> **WHAT YOU SHOULD DO**
Transcribe, exactly as they appear, the line that contains "Output the Python", the line that contains "import plotly.graph_objects as go", and every line in between, and nothing else.

> **EXERCISE DATA**
────────────────────

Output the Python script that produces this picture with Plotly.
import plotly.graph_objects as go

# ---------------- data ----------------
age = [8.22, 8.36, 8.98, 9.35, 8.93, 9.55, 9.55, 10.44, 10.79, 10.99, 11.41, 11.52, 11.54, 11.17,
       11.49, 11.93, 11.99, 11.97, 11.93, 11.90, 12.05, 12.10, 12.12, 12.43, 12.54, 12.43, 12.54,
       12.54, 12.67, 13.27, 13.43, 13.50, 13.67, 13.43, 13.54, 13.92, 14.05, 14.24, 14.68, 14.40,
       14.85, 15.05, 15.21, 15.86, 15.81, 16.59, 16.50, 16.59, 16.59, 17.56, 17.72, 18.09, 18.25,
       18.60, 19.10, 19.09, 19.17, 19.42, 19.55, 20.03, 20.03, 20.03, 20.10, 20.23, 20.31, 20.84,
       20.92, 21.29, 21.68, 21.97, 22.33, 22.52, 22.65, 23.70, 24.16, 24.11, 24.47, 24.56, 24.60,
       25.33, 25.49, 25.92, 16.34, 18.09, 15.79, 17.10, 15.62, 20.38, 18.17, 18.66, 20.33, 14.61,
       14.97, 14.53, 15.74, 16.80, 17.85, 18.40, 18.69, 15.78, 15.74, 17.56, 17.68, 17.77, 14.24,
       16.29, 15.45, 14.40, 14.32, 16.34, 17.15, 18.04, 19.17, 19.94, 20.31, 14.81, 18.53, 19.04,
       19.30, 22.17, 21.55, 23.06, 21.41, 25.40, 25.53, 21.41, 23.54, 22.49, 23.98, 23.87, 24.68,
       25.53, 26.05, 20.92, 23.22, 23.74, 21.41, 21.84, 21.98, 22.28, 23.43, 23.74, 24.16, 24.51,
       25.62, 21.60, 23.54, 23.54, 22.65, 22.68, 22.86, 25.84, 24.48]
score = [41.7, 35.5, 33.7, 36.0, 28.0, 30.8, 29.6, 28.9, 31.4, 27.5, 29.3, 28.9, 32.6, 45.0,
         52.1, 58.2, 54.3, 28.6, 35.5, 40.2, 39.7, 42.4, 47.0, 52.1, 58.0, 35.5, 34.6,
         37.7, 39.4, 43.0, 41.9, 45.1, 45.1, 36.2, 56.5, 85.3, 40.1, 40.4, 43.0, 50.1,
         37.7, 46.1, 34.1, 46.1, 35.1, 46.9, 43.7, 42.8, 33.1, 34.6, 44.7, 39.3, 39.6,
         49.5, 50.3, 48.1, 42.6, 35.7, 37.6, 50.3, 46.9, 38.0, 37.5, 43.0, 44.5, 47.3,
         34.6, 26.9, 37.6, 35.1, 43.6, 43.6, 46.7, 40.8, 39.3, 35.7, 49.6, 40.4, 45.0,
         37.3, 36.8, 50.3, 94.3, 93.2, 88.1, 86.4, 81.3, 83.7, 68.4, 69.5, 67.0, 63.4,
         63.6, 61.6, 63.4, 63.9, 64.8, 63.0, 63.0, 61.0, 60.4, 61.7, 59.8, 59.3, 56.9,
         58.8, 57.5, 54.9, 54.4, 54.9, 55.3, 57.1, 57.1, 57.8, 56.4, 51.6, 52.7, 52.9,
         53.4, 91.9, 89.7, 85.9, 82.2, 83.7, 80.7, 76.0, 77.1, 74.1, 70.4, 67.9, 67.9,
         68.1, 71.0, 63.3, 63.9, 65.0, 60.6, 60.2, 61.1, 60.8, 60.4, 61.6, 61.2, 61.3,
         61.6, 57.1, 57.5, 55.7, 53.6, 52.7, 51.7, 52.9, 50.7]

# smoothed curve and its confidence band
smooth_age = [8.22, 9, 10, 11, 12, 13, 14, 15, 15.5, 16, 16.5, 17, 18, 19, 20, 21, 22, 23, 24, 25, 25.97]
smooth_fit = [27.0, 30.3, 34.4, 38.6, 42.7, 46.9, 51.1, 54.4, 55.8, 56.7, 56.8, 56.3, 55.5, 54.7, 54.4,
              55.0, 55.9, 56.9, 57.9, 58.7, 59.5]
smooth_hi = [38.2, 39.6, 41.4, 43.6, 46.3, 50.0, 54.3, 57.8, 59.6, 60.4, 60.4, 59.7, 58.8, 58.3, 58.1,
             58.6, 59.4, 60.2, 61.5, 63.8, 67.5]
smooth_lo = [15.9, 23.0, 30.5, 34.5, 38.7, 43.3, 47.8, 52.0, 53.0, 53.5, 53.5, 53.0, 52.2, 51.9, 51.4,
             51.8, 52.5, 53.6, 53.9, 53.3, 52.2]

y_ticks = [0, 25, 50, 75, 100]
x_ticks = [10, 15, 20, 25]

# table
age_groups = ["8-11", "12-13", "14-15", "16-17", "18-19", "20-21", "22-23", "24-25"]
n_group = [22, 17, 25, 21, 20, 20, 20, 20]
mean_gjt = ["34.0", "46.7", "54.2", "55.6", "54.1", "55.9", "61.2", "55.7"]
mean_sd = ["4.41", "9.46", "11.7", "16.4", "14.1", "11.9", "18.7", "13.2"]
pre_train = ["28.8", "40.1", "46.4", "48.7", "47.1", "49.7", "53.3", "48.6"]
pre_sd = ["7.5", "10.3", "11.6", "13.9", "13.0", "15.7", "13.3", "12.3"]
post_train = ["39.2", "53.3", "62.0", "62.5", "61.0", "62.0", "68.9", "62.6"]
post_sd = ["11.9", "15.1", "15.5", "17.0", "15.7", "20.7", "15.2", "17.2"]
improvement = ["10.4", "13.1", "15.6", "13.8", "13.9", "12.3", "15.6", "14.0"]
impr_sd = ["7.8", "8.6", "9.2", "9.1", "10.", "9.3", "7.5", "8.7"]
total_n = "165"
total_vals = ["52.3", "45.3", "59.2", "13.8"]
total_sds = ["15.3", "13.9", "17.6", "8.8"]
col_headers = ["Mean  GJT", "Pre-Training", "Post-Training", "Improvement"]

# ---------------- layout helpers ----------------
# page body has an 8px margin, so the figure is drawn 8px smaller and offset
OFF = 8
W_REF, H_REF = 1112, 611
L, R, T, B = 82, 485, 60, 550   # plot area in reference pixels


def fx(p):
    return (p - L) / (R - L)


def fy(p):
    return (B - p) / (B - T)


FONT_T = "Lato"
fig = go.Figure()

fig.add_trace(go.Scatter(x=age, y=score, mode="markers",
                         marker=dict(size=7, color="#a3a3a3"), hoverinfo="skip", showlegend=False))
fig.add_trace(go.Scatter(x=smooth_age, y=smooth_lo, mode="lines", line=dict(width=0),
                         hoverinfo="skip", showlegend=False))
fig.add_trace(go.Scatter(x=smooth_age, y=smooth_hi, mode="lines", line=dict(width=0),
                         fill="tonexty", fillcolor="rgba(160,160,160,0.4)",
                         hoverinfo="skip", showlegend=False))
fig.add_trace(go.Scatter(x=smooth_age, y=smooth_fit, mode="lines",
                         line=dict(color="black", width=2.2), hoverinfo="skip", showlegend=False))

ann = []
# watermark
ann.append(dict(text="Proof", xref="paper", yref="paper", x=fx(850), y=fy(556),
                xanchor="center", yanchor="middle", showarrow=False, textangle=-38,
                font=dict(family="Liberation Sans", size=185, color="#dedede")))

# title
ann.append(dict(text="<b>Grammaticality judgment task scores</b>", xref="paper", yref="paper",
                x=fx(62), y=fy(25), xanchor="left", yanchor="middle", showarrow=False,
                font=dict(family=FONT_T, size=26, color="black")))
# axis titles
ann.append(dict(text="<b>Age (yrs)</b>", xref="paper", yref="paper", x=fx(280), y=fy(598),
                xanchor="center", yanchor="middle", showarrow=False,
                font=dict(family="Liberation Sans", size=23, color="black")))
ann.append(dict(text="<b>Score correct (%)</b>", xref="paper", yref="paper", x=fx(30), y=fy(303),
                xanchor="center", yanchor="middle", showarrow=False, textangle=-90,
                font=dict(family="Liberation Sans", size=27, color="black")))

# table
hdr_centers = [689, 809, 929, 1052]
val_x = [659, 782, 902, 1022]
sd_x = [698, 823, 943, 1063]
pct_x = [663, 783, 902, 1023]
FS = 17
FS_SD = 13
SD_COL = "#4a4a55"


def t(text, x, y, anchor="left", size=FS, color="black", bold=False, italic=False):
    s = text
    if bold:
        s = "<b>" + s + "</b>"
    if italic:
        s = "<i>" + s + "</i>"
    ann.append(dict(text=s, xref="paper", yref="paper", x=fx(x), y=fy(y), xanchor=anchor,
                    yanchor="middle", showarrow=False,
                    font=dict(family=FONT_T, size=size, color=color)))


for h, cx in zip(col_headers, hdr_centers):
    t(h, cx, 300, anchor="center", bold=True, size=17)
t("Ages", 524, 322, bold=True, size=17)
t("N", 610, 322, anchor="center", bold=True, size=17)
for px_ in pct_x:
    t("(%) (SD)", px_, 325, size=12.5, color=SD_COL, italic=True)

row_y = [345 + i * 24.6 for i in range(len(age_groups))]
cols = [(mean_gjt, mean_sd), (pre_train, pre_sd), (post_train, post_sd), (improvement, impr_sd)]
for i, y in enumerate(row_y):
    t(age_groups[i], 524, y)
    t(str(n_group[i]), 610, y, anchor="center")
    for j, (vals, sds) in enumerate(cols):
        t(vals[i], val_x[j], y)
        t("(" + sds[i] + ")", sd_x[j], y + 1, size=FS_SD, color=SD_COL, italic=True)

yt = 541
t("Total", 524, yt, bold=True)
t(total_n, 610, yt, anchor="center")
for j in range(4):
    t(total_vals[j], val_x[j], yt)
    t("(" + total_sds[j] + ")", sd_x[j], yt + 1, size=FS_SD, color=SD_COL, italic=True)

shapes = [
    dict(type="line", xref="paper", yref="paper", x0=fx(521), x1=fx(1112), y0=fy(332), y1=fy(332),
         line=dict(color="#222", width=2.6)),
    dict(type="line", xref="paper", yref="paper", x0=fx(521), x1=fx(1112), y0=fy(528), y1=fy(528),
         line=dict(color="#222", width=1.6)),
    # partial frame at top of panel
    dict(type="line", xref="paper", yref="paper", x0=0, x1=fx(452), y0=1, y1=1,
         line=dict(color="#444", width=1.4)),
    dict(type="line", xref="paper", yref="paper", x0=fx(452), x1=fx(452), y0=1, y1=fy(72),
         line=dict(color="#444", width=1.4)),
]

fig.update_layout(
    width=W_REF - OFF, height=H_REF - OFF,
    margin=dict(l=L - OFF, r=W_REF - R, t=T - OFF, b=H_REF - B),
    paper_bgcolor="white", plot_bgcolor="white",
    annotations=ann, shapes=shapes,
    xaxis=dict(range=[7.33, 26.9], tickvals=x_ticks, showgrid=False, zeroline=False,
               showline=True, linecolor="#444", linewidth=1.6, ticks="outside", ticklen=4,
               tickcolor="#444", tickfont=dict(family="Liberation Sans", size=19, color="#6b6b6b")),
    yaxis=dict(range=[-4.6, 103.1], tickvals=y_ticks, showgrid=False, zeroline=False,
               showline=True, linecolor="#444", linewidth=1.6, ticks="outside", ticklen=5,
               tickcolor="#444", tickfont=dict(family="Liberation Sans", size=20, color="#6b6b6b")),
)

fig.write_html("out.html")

────────────────────

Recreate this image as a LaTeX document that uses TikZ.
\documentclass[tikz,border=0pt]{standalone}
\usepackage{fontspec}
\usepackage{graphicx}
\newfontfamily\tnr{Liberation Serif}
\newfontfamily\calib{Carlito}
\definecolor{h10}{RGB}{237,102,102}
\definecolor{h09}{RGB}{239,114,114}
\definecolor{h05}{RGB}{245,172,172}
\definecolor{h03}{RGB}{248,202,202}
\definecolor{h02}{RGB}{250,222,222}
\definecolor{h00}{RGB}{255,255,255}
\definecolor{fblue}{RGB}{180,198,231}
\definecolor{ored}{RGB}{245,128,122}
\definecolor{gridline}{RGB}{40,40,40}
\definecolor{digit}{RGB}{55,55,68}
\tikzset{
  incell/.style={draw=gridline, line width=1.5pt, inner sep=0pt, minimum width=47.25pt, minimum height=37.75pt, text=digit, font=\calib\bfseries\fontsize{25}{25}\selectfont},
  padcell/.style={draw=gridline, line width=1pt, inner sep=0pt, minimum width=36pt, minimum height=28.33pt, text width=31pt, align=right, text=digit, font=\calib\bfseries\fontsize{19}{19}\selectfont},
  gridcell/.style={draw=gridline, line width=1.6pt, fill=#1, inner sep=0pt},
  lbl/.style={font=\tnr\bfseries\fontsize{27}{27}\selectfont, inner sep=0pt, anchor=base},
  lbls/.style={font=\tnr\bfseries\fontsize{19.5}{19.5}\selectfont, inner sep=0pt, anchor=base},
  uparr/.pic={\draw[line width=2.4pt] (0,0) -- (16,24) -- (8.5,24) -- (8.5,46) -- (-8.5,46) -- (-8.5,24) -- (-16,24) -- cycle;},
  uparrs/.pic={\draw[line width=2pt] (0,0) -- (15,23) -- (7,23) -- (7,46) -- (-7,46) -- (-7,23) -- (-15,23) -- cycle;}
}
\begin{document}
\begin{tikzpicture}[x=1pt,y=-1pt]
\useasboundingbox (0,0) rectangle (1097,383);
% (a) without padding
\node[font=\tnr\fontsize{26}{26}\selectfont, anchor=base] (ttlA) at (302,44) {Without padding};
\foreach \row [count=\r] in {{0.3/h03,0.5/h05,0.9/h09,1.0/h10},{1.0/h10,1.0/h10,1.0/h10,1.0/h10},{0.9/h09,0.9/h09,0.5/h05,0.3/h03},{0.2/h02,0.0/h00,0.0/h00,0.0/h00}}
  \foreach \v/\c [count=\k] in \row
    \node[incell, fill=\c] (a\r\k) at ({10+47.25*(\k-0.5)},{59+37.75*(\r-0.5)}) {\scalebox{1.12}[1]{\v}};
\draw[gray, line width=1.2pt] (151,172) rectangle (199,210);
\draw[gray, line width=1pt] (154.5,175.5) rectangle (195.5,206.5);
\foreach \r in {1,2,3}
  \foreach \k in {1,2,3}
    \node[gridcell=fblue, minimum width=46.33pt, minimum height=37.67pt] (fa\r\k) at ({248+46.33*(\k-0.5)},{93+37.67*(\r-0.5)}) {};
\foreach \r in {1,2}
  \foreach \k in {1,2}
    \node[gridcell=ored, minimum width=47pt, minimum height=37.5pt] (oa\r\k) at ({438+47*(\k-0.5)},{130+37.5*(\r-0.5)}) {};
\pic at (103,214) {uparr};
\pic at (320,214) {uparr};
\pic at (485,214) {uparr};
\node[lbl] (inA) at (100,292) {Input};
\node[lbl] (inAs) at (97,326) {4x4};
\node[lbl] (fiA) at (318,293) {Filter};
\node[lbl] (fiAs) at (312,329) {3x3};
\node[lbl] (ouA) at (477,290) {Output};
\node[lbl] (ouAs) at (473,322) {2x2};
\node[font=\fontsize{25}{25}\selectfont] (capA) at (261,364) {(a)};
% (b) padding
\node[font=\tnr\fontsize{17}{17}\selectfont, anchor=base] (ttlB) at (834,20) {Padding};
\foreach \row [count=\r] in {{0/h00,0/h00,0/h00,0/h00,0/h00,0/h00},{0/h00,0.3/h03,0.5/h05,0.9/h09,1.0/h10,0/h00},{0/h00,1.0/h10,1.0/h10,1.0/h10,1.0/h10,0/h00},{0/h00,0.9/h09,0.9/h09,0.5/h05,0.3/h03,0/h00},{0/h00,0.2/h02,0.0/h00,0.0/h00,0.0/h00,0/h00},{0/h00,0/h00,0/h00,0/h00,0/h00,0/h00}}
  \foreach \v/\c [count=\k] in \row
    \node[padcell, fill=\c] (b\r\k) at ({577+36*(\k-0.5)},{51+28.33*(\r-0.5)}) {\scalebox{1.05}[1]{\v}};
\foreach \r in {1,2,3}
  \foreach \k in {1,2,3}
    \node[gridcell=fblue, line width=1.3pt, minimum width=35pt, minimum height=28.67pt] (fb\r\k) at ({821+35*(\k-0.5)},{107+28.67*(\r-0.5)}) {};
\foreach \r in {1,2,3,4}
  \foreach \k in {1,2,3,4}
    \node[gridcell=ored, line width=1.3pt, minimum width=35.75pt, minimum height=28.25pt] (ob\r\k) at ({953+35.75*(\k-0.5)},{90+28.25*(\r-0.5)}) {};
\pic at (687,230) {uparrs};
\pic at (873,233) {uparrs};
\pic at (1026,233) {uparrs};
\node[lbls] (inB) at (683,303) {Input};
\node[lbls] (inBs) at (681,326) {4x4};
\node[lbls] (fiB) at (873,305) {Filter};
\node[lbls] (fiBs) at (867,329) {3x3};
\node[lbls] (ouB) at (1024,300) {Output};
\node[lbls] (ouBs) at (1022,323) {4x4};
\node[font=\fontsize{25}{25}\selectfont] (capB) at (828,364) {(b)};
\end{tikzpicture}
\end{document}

────────────────────

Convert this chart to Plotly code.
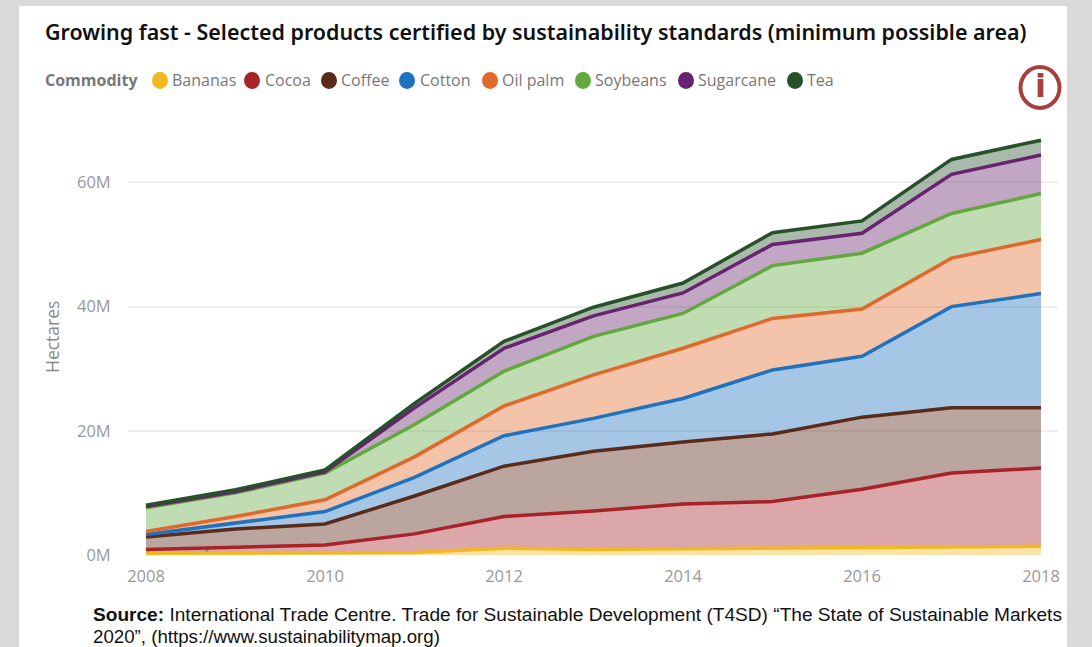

────────────────────

> **EXPECTED OUTPUT**
Output the Python script that produces this picture with Plotly.
import plotly.graph_objects as go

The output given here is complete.